Since losing two of their first three Premier League games, City have lost just one of their 13 in all competitions. But it has still been stop-start by the standards of their long winning runs of their recent past. They have taken just seven points from their five away games in the Premier League, drawing at Arsenal (where they conceded a stoppage-time equaliser) and losing at Brighton and Aston Villa. Erling Haaland’s extraordinary goal output aside, the old certainties have been missing.

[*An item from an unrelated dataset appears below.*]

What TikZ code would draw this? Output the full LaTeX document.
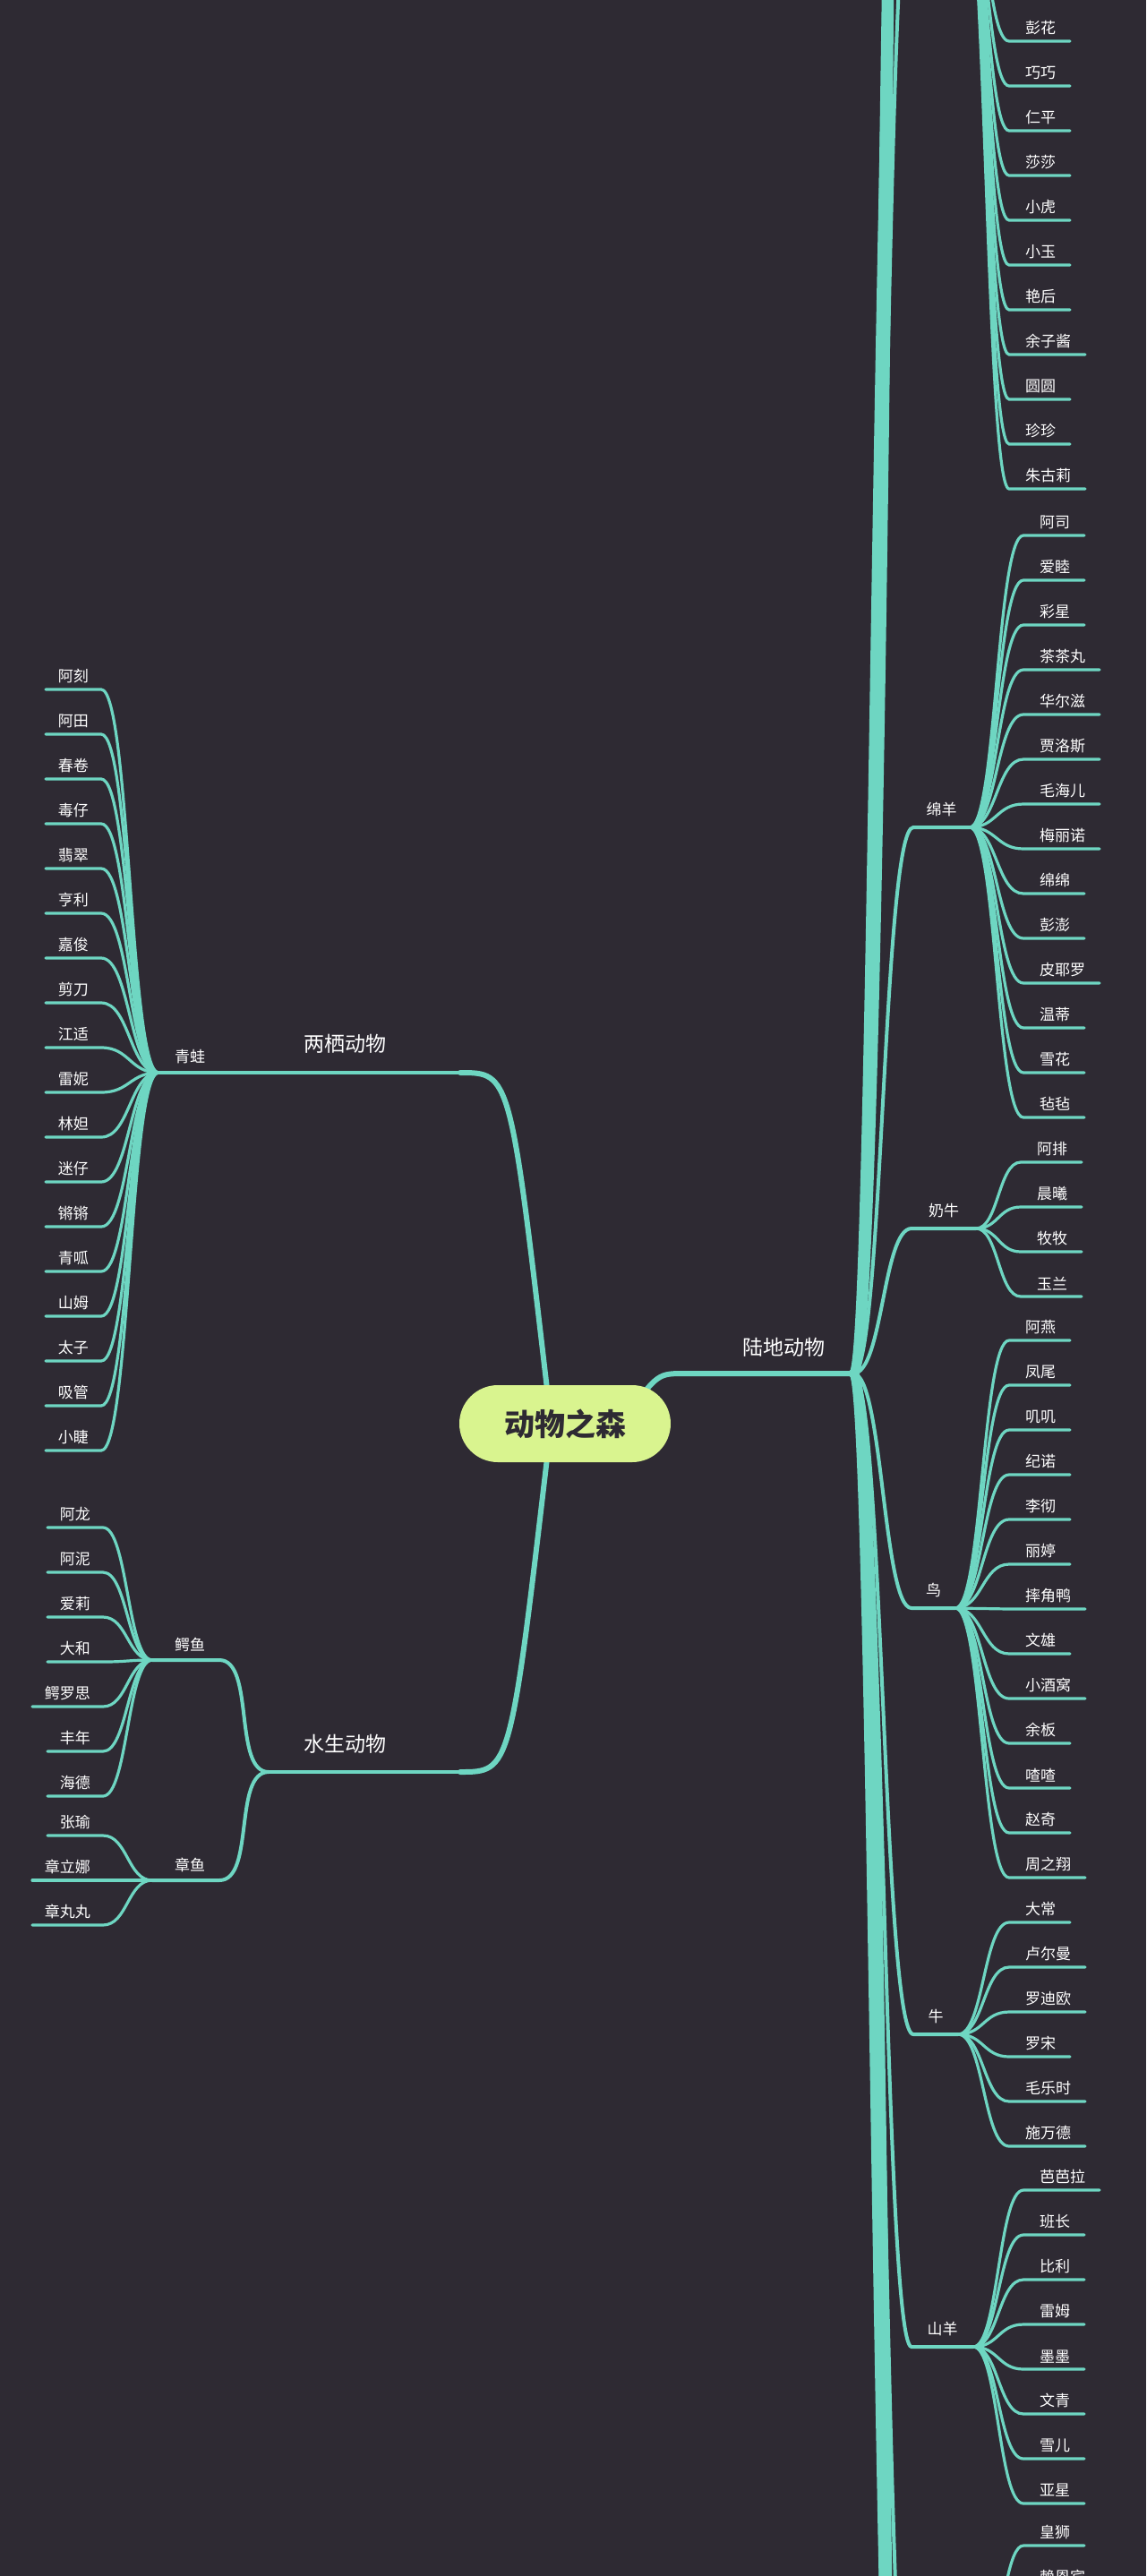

It is striking that Slot, after such an extensive (and expensive) summer revamp, has sought familiarity and stability in order to get Liverpool moving again. The wins over Villa and Madrid were achieved with Andy Robertson restored at left-back, at the expense of new signing Milos Kerkez, and with Dominik Szoboszlai bringing more balance and physical presence by reprising last season’s advanced-midfield role. Unrecognisable during that run of defeats, Slot’s team suddenly look far more like their old selves.

But do they have the momentum and belief to go and beat City at the Etihad Stadium, as they did so impressively last February to extend their lead at the top to what proved an unassailable 11 points? Do either they or City have what it takes to put together the type of long winning runs that have been the bedrock of their previous title successes?

So far this season, there have been too many unknowns in both camps. Both have spent heavily in the transfer market this year — City around £180million in January and a further £220m in the summer, Liverpool just short of £450m this summer — but very few of the incoming players have hit the ground running.

Liverpool beat Villa and Madrid with Robertson restored to the side (Carl Recine/Getty Images)

It will be interesting to see just how many of the new signings start on Sunday: Gianluigi Donnarumma and perhaps a couple of others (Nico Gonzalez, plus either Tijjani Reijnders or Rayan Cherki) for City; Giorgi Mamardashvili (deputising for the injured Alisson), Hugo Ekitike and perhaps Florian Wirtz for Liverpool. As much as possible, both managers will put their faith in the tried and trusted.

What both Guardiola and Slot need is somehow to find the consistency of their title-winning campaigns while their squads are in a period of change. The money both clubs have spent brings a demand and an expectation for trophy successes, but, as Liverpool demonstrated last season, there is a strength to be drawn from stability. For all the talk of “winning the transfer window”, as Liverpool were perceived by many to have done this summer, integrating four or five new signings at once is usually far easier said than done.

So far this term, it is Arsenal who have shown the solidity, reliability and unswerving focus that title-winning teams need. They, too, spent heavily in the summer, but they were able to build on their established strengths rather than overhaul several areas of their team at once. Liverpool and particularly City have benefited from stability in the recent past. Right now, it is Arsenal who look the most assured.

Should the leaders falter over the months ahead, Slot and Guardiola will hope their teams are in a position to capitalise. But already Liverpool’s and City’s margin for error is far smaller than they would have imagined by this stage of the campaign. By Sunday evening, for one or perhaps even both of them, it threatens to be smaller still.